Exercise task: Locate all lines with the word "draws" and copy them out.
** Begin Records shown **
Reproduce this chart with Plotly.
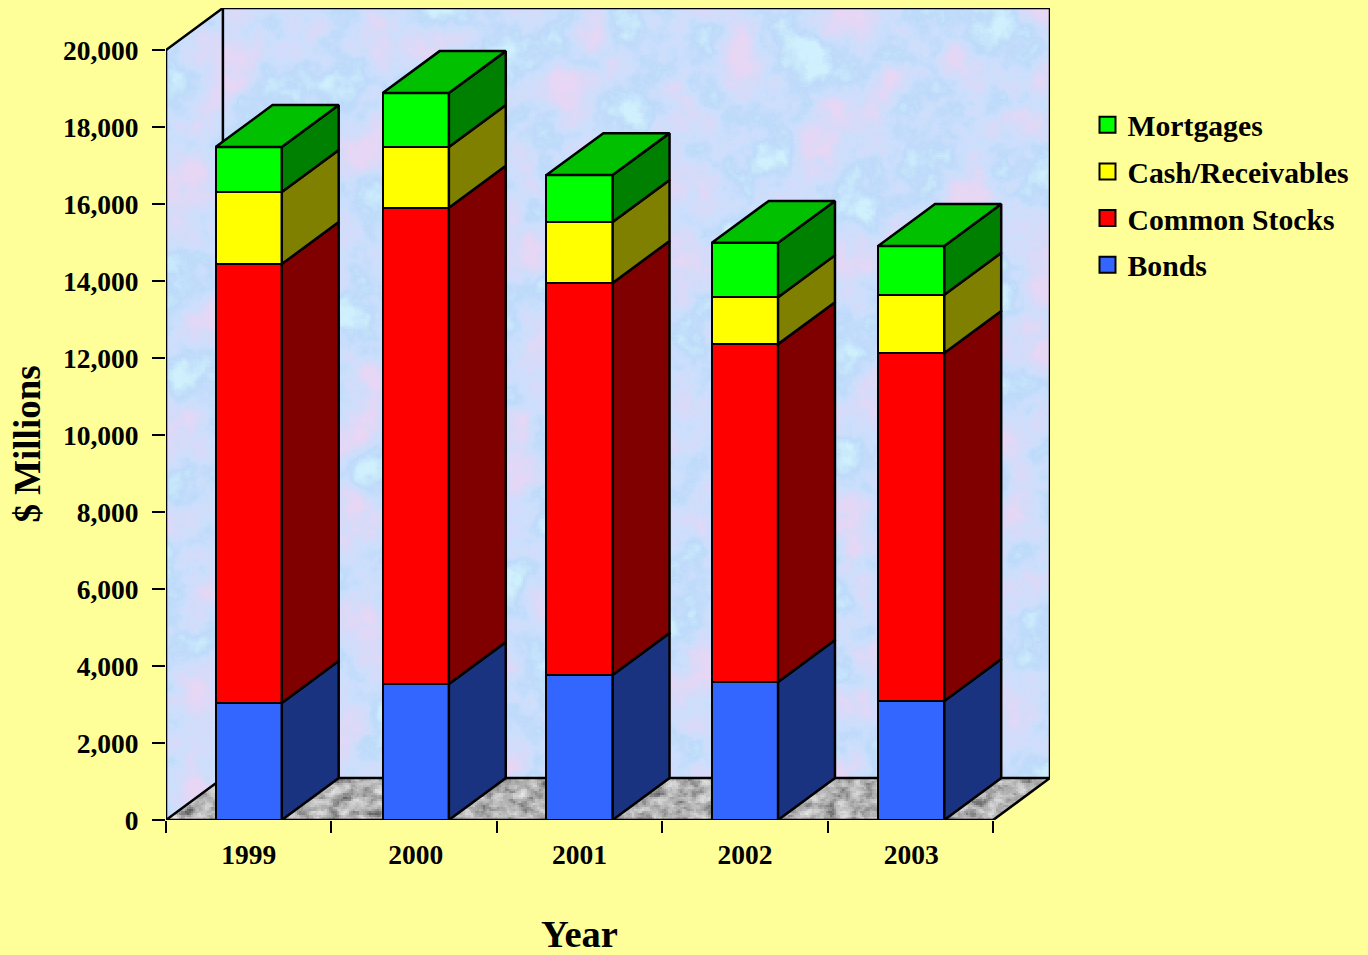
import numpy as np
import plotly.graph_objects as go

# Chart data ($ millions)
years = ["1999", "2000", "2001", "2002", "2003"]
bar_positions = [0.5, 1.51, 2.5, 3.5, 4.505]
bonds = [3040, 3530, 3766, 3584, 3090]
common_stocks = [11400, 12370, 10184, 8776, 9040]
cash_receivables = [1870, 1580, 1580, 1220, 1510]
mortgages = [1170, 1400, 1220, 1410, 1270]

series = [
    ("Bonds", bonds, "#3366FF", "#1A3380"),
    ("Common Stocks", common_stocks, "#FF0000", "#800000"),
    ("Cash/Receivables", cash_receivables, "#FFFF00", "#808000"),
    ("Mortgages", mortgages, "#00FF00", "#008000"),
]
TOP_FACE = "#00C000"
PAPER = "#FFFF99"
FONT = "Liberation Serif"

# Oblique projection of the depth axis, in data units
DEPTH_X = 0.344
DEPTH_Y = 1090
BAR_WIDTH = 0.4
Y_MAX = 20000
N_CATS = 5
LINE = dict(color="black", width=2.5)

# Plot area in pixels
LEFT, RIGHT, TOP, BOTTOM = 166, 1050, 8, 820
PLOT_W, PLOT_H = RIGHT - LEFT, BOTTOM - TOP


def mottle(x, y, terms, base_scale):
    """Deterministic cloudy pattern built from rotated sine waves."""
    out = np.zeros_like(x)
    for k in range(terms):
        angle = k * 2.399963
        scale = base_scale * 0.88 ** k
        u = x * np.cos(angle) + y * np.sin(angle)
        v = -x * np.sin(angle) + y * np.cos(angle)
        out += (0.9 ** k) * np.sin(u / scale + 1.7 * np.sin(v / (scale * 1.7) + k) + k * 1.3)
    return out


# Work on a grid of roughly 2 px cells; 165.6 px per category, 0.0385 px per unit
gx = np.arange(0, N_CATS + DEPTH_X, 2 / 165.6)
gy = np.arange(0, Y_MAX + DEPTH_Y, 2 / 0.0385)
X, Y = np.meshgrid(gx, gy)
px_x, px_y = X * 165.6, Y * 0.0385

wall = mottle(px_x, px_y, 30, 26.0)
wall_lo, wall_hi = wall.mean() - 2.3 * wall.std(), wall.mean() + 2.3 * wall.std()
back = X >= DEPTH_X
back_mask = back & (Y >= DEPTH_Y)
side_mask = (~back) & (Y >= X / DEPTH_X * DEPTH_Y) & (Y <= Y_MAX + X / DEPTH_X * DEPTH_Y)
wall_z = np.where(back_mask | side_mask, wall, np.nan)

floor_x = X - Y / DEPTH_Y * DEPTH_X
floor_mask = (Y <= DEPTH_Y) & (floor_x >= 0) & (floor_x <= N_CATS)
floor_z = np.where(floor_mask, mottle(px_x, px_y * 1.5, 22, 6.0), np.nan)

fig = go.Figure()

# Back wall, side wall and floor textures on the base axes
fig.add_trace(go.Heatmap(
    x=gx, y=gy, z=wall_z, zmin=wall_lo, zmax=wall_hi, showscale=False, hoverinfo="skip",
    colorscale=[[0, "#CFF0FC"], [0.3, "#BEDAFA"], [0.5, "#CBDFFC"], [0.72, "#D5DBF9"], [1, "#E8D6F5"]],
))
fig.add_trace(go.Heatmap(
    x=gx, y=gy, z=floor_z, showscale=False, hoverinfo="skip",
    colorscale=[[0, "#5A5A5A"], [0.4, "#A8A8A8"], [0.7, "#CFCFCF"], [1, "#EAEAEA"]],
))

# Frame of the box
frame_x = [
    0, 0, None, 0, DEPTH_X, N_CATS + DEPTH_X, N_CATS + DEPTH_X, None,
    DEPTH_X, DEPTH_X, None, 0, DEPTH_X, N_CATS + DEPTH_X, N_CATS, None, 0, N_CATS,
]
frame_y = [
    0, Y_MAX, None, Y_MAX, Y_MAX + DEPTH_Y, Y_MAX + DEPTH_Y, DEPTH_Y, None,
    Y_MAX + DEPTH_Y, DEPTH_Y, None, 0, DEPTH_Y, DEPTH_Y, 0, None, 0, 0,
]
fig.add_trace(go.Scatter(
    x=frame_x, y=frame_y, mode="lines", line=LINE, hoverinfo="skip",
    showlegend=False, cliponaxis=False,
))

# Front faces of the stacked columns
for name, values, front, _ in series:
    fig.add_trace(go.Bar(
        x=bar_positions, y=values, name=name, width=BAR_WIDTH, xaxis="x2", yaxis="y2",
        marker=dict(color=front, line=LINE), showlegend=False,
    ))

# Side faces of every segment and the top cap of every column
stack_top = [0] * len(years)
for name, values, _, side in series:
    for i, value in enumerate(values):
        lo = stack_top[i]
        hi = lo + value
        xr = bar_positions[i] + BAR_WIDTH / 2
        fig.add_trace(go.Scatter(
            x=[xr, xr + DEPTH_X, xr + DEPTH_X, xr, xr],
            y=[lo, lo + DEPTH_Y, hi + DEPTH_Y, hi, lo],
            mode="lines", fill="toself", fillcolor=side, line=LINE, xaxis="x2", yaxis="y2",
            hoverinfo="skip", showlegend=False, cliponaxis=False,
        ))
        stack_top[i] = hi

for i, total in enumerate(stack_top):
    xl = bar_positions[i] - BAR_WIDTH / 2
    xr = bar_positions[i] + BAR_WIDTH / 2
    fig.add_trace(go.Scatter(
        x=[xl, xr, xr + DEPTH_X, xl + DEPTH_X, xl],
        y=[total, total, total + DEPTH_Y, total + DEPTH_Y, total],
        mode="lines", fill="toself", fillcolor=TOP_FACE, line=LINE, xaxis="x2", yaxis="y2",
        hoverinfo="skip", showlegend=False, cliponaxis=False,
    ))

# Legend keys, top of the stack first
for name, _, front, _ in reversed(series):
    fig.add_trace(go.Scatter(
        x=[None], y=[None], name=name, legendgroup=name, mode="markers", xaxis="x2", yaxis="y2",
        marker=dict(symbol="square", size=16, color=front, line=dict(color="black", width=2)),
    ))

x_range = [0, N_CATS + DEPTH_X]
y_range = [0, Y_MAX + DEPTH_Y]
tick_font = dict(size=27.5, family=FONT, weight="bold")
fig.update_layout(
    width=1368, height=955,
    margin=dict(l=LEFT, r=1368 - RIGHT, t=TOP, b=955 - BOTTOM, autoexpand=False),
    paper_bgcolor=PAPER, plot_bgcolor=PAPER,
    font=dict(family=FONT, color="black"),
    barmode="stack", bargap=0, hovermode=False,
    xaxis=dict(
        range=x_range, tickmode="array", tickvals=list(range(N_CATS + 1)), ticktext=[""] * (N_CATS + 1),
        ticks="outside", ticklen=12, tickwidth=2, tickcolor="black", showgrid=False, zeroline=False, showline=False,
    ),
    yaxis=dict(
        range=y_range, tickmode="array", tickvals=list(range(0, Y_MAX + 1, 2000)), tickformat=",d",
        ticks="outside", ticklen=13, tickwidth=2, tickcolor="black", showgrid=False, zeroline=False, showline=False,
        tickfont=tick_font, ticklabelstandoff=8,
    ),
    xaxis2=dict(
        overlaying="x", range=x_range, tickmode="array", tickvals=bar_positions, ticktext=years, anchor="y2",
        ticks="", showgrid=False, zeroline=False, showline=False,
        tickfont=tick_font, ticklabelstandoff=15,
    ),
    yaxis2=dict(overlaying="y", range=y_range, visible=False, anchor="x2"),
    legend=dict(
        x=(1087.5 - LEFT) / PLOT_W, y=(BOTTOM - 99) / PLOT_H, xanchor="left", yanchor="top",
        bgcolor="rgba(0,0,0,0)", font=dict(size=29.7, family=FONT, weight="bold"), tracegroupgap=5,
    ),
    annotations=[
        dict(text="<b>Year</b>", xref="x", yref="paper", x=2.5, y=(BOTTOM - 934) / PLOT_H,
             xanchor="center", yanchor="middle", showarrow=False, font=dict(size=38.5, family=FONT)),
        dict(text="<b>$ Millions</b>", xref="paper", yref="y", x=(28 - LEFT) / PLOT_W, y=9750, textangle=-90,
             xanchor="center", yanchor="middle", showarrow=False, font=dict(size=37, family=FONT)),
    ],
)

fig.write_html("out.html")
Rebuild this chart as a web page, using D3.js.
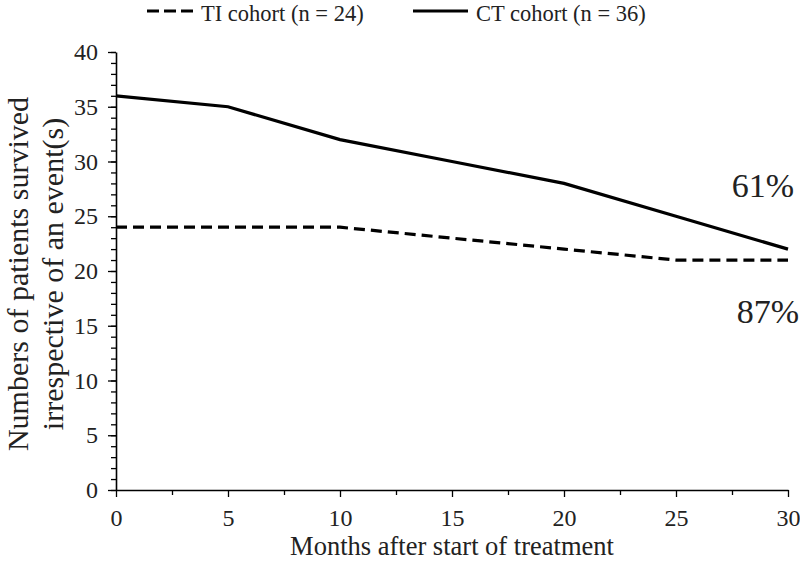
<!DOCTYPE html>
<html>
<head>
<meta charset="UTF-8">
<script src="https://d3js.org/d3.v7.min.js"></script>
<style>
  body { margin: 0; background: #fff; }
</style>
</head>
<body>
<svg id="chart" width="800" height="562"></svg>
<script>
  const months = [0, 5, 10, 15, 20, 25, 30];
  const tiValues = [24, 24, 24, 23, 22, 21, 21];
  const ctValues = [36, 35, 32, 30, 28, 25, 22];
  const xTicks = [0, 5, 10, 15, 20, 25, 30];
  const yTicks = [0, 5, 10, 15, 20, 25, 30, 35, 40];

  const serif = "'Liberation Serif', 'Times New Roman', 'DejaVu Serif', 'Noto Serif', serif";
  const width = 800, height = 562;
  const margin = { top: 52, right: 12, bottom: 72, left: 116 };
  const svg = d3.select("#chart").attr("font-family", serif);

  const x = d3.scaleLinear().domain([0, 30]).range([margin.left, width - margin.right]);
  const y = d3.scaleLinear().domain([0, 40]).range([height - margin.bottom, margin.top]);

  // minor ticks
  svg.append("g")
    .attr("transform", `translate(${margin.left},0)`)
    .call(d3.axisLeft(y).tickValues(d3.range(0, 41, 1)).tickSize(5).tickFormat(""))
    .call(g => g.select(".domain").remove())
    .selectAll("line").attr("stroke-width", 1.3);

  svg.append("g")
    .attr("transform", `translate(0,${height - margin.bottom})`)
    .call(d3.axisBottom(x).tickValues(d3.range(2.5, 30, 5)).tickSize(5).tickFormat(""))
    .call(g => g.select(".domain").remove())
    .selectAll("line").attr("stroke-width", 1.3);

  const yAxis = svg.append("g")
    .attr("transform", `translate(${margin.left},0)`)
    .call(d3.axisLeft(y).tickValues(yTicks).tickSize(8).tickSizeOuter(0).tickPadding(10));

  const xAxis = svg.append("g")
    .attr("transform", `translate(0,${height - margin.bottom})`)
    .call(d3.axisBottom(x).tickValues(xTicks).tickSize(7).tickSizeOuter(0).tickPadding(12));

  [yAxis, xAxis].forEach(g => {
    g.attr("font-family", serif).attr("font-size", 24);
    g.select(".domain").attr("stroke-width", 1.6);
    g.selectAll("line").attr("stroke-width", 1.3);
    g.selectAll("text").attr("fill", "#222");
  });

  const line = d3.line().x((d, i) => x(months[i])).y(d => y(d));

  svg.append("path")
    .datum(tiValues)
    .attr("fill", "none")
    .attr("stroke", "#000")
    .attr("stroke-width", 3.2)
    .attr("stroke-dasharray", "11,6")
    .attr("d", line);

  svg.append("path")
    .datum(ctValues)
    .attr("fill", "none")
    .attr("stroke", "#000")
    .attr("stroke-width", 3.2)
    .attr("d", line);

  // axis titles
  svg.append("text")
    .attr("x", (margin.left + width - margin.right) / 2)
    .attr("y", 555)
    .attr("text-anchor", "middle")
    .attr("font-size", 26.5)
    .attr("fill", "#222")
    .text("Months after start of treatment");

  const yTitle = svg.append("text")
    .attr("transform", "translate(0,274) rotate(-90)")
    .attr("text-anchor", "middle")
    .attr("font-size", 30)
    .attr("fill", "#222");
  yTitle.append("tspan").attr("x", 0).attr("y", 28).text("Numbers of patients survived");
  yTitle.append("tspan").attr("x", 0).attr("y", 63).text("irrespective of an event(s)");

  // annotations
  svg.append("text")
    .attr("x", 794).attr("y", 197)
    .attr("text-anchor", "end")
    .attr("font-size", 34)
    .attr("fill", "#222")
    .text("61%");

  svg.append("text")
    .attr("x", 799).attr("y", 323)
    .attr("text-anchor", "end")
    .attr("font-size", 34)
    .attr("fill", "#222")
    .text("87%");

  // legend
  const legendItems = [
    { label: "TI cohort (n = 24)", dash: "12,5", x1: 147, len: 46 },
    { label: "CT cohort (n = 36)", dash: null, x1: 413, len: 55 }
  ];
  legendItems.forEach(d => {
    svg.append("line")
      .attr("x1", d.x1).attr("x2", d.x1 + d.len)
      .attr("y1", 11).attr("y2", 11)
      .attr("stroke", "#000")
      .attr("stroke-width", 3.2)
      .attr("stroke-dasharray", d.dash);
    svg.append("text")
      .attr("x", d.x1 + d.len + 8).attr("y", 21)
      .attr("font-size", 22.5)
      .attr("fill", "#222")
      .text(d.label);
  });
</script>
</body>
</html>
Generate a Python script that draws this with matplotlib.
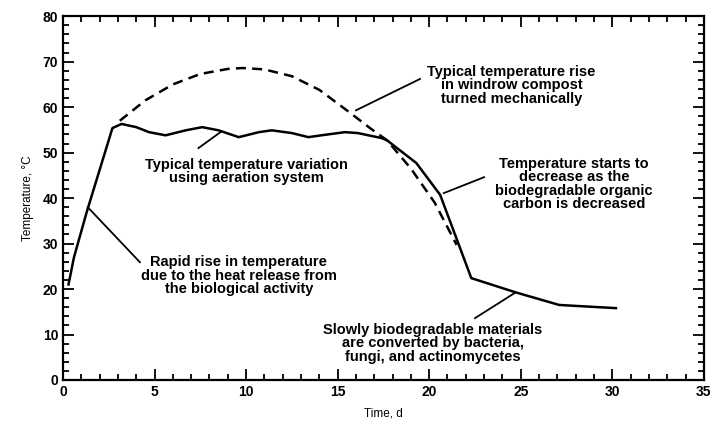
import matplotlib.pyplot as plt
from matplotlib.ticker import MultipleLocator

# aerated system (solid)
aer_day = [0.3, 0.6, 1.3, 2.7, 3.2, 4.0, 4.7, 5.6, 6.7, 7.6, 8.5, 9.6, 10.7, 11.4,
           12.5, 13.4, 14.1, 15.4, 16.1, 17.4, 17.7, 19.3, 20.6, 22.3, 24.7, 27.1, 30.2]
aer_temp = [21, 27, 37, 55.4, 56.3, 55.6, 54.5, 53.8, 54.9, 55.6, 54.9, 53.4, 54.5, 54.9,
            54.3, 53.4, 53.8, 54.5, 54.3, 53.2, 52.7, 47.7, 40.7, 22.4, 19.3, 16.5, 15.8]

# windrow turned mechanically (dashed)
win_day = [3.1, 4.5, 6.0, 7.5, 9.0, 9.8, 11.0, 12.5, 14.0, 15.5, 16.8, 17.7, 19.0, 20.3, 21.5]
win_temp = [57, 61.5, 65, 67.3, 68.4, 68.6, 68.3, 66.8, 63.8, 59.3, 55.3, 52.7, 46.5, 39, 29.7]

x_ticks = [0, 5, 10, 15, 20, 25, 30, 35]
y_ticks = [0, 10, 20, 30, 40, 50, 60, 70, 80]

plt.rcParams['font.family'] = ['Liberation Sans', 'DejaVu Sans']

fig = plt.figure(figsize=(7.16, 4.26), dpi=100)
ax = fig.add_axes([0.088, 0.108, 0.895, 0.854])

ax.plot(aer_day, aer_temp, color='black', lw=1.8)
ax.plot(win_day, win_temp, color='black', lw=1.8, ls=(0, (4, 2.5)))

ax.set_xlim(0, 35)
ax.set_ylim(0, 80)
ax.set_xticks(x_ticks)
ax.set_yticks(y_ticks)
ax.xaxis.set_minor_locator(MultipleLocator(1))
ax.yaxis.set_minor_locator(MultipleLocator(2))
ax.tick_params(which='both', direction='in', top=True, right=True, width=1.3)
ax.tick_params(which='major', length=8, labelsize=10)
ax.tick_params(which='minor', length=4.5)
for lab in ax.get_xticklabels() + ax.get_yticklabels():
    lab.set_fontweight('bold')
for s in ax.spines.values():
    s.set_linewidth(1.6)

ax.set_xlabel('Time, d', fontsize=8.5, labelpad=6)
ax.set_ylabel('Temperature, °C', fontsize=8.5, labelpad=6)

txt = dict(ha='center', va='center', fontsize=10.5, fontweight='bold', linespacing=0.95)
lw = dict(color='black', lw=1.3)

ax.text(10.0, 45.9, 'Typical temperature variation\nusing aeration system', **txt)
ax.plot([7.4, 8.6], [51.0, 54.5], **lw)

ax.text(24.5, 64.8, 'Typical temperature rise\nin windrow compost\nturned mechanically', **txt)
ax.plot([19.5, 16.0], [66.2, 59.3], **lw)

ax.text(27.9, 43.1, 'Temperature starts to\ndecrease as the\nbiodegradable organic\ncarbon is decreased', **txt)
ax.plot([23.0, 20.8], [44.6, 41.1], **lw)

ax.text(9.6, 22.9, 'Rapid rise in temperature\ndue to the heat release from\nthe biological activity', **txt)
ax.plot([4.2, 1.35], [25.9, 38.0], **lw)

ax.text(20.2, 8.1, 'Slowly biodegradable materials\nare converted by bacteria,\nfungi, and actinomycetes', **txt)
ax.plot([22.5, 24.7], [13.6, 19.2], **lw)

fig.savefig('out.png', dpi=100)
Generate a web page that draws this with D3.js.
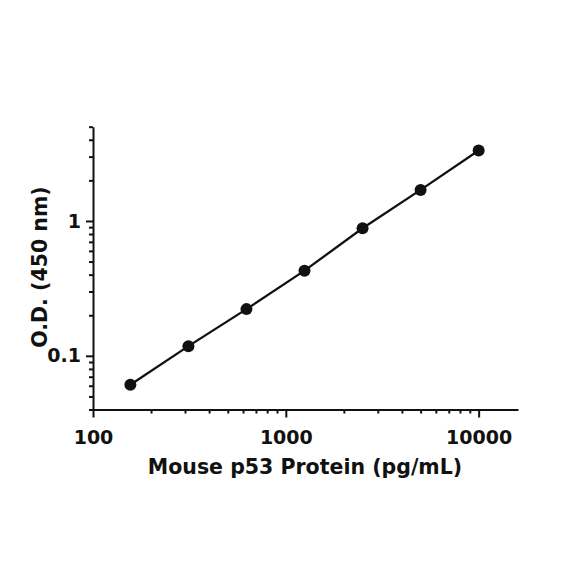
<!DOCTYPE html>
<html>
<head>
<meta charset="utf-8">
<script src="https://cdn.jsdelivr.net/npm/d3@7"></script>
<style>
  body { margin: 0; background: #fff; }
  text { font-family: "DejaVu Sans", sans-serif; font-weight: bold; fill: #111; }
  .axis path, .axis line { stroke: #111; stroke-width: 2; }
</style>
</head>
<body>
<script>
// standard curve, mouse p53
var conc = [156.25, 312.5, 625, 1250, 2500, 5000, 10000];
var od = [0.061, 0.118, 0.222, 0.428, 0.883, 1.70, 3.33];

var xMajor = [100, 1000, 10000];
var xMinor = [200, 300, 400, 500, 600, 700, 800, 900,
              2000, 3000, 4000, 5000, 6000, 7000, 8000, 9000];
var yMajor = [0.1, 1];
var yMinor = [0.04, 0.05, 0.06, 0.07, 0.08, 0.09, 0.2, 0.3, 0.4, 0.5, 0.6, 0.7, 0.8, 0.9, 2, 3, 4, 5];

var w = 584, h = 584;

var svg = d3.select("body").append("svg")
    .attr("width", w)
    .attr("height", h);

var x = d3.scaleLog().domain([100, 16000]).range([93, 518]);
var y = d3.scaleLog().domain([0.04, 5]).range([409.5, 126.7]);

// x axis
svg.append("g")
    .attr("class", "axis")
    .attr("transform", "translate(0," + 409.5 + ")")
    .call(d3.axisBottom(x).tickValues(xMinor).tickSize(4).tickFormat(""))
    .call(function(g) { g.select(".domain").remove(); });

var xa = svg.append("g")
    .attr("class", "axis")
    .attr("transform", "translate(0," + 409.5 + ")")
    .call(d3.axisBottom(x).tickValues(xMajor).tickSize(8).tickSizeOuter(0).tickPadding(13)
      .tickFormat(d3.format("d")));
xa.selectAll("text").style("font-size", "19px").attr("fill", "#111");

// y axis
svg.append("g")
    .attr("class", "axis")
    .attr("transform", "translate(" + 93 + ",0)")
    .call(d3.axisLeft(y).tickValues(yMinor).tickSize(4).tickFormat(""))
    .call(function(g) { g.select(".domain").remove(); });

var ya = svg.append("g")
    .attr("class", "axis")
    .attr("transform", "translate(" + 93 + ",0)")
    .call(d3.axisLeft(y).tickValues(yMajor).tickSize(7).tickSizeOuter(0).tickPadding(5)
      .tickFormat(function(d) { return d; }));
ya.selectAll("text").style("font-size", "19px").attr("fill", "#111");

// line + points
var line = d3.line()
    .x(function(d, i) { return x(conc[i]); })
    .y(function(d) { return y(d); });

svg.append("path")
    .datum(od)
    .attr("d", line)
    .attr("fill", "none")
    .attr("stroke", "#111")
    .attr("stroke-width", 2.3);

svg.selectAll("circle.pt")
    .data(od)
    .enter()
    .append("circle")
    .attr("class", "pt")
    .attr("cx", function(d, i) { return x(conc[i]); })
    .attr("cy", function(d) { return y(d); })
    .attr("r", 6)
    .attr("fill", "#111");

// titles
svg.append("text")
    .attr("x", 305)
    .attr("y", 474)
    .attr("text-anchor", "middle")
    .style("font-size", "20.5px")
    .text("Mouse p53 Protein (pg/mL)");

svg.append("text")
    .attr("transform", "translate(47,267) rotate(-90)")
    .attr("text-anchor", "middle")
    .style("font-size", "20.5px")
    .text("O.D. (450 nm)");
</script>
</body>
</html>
** End Records shown **
Written solution:
Generate a Python script that draws this with matplotlib.
Generate a web page that draws this with D3.js.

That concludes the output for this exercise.